Ukraine Highlighted in New Exhibition at AU Museum
30.06.2023 / 16:57 | Aktualizováno: 30.06.2023 / 19:06
The exhibition Lost Europe: On the Edge of Memories, by Czech documentary photographers Karel Cudlín, Jan Dobrovský, and Martin Wágner, premiered in the United States on June 17, 2023, at 6 pm, at the American University (AU) Museum at the Katzen Arts Center and runs through December 10, 2023.
Throughout the AU Museum’s second floor, the 75 black and white pictures offer a glimpse of mainly rural Ukrainian life between 1991, the year of the dissolution of the Soviet Union, and 2018. The images reveal a place full of the poetics and drama of a fast disappearing world.

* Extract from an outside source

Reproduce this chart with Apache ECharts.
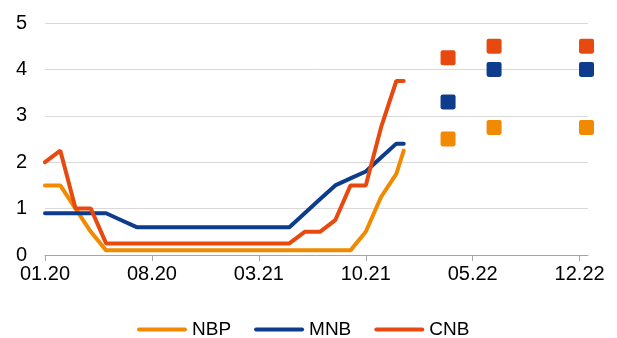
<!DOCTYPE html>
<html>
<head>
<meta charset="utf-8">
<script src="https://cdn.jsdelivr.net/npm/echarts@6/dist/echarts.min.js"></script>
<style>
  html, body { margin: 0; padding: 0; background: #fff; }
  #chart { width: 617px; height: 338px; }
</style>
</head>
<body>
<div id="chart"></div>
<script>
// Policy rates (%), month-end observations plus the last fixing in December 2021
const obsDates = [
  '2020-01', '2020-02', '2020-03', '2020-04', '2020-05', '2020-06',
  '2020-07', '2020-08', '2020-09', '2020-10', '2020-11', '2020-12',
  '2021-01', '2021-02', '2021-03', '2021-04', '2021-05', '2021-06',
  '2021-07', '2021-08', '2021-09', '2021-10', '2021-11', '2021-12',
  '2021-12-16'
];
const nbpRate = [1.5, 1.5, 1.0, 0.5, 0.1, 0.1, 0.1, 0.1, 0.1, 0.1, 0.1, 0.1,
                 0.1, 0.1, 0.1, 0.1, 0.1, 0.1, 0.1, 0.1, 0.1, 0.5, 1.25, 1.75, 2.25];
const mnbRate = [0.9, 0.9, 0.9, 0.9, 0.9, 0.75, 0.6, 0.6, 0.6, 0.6, 0.6, 0.6,
                 0.6, 0.6, 0.6, 0.6, 0.6, 0.9, 1.2, 1.5, 1.65, 1.8, 2.1, 2.4, 2.4];
const cnbRate = [2.0, 2.25, 1.0, 1.0, 0.25, 0.25, 0.25, 0.25, 0.25, 0.25, 0.25, 0.25,
                 0.25, 0.25, 0.25, 0.25, 0.25, 0.5, 0.5, 0.75, 1.5, 1.5, 2.75, 3.75, 3.75];

// Expected rates at three horizons
const expDates = ['2022-03-13', '2022-06-13', '2022-12-15'];
const nbpExp = [2.5, 2.75, 2.75];
const mnbExp = [3.3, 4.0, 4.0];
const cnbExp = [4.25, 4.5, 4.5];

// Axis
const tickLabels = ['01.20', '08.20', '03.21', '10.21', '05.22', '12.22'];
const axisEndDate = '2022-12-18';
const yTicks = [0, 1, 2, 3, 4, 5];

const names = ['NBP', 'MNB', 'CNB'];
const colors = { NBP: '#F18A00', MNB: '#0E3C8C', CNB: '#E8490F' };

// Month index counted from January 2020 (fractional within a month)
function dateToIndex(s) {
  const parts = s.split('-').map(Number);
  const y = parts[0], m = parts[1], d = parts[2] || 1;
  const dim = new Date(y, m, 0).getDate();
  return (y - 2020) * 12 + (m - 1) + (d - 1) / dim;
}
function labelToIndex(l) {
  const p = l.split('.').map(Number);
  return (p[1] - 20) * 12 + (p[0] - 1);
}
const tickPos = tickLabels.map(labelToIndex);
const labelByPos = {};
tickPos.forEach((p, i) => { labelByPos[p] = tickLabels[i]; });

function pairs(dates, vals) {
  return dates.map((d, i) => [dateToIndex(d), vals[i]]);
}

const lineVals = { NBP: nbpRate, MNB: mnbRate, CNB: cnbRate };
const expVals = { NBP: nbpExp, MNB: mnbExp, CNB: cnbExp };

const squarePath = 'path://M2,0H12A2,2 0 0 1 14,2V12A2,2 0 0 1 12,14H2A2,2 0 0 1 0,12V2A2,2 0 0 1 2,0Z';
const capsulePath = 'path://M2,0H48A2,2 0 0 1 48,4H2A2,2 0 0 1 2,0Z';

const series = [];
names.forEach(n => {
  series.push({
    name: n,
    type: 'line',
    data: pairs(obsDates, lineVals[n]),
    showSymbol: false,
    symbol: 'none',
    color: colors[n],
    lineStyle: { width: 4, color: colors[n], cap: 'round' },
    z: 2
  });
});
names.forEach(n => {
  series.push({
    name: n + ' expected',
    type: 'scatter',
    data: pairs(expDates, expVals[n]),
    symbol: squarePath,
    symbolSize: 15,
    itemStyle: { color: colors[n], opacity: 1 },
    z: 3
  });
});

const chart = echarts.init(document.getElementById('chart'), null, { renderer: 'canvas' });
chart.setOption({
  animation: false,
  backgroundColor: '#ffffff',
  textStyle: { fontFamily: 'Liberation Sans, Arial, sans-serif' },
  grid: { left: 45, right: 29, top: 23, bottom: 83, containLabel: false },
  xAxis: {
    type: 'value',
    min: 0,
    max: dateToIndex(axisEndDate),
    interval: 7,
    splitLine: { show: false },
    axisLine: { show: true, lineStyle: { color: '#A6A6A6', width: 1 } },
    axisTick: { show: true, length: 6, customValues: tickPos, lineStyle: { color: '#A6A6A6' } },
    axisLabel: {
      customValues: tickPos,
      formatter: v => labelByPos[Math.round(v)] || '',
      color: '#000',
      fontSize: 20,
      margin: 9
    }
  },
  yAxis: {
    type: 'value',
    min: yTicks[0],
    max: yTicks[yTicks.length - 1],
    interval: 1,
    axisLine: { show: false },
    axisTick: { show: false },
    axisLabel: { color: '#000', fontSize: 20, margin: 18 },
    splitLine: { show: true, lineStyle: { color: '#D9D9D9', width: 1 } }
  },
  legend: {
    data: names,
    left: 137,
    top: 320,
    padding: 0,
    icon: capsulePath,
    itemWidth: 50,
    itemHeight: 4,
    itemGap: 23,
    textStyle: { color: '#000', fontSize: 19 }
  },
  series: series
});
</script>
</body>
</html>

“All three artists are genuinely interested in Ukraine, and their documentary work has a deep human quality,” said curator Milena Kalinovska. “Their motivation was to capture something authentic, particular. These lyrical photographs, although straightforward and accurate, have ageless intensity and acknowledge deep historical context with lingering traces left.”
Ukraine bears a complicated storied past. The word “okrayina” means “edge” – the edge of one world and the brink of another. The country sits directly between the European Union and Russia. Continuously traumatized, especially between 1932 and 1945: Holodomor, war, anti-Jewish persecution, the Nazis, the Red Army, the cycle of partisan warfare and punitive carnage, left an indelible mark on the country. Over 14 million civilians died in that timeframe alone.
In the exhibition, the photographs present clues of this tumultuous past: a stark snowy field with Soviet dilapidated buildings, industrial factories spewing smoke next to a river, an old Jewish cemetery with headstones askew on the side of a road, ducks waddling past decapitated statues, and desolate rural landscapes. The exhibition asks, “Why does so much pain and drama happen here?”
Within this darkness, though, there is also a will to survive, persevere, and overcome. An old woman sits on a farm as the sunlight peaks out from behind the clouds. Horses run freely over a bridge. A baby lies swaddled on a bed. Children laugh as they throw snow at one another.
“This exhibition evokes a strong sense of wonder and pain but also hope. With the current onslaught on Ukraine, it is imperative to help Ukraine as much as we can to emerge to find much-deserved peace, stability, and prosperity,” said Lukáš Přibyl, Head of the Public Diplomacy Department at the Embassy of the Czech Republic. The exhibition is presented in collaboration with the Embassy of the Czech Republic and 400 ASA (https://www.400asa.org), a collective of documentary photographers.
In connection to the opening, the AU Museum held a special gallery talk with photographers Jan Dobrovský and Martin Wágner, moderated by Milena Kalinovská, on June 20. Over 100 people attended the talk in the Abramson Family Recital Hall, followed by a reception in the AU Museum with the opportunity to walk through the exhibition. American University Museum Director Jack Rasmussen welcomed guests and Czech Ambassador Miloslav Stašek opened the event.
ABOUT THE PHOTOGRAPHERS:
Karel Cudlín, born in 1960, trained in photography at the Film and Television School of the Academy of Performing Arts in Prague. He worked as a photojournalist and served as one of Czech President Vaclav Havel’s official photographers. An award-winning artist, Cudlín is known for black and white documentary photographs.
Jan Dobrovský, born in 1960, saw his family persecuted by the Czechoslovak Communist regime. He became a dissident for human rights and was involved in publishing art and literature in samizdat (forbidden manual reproduction and distribution of censored and underground publications.) Formerly a journalist for the underground of Lidové noviny newspaper, he returned to black and white documentary photography full-time in 2000. He is a co-founder of the group 400 ASA, a collective of Czech documentarian photographers active worldwide.
Born in Prague in 1980, Martin Wágner attended the Prague School of Photography and graduated from the Institute of Creative Photography in 2013. Russia and Ukraine have been the focus of his intensive travels and work. Wágner has won a number of prizes and has exhibited at home and abroad.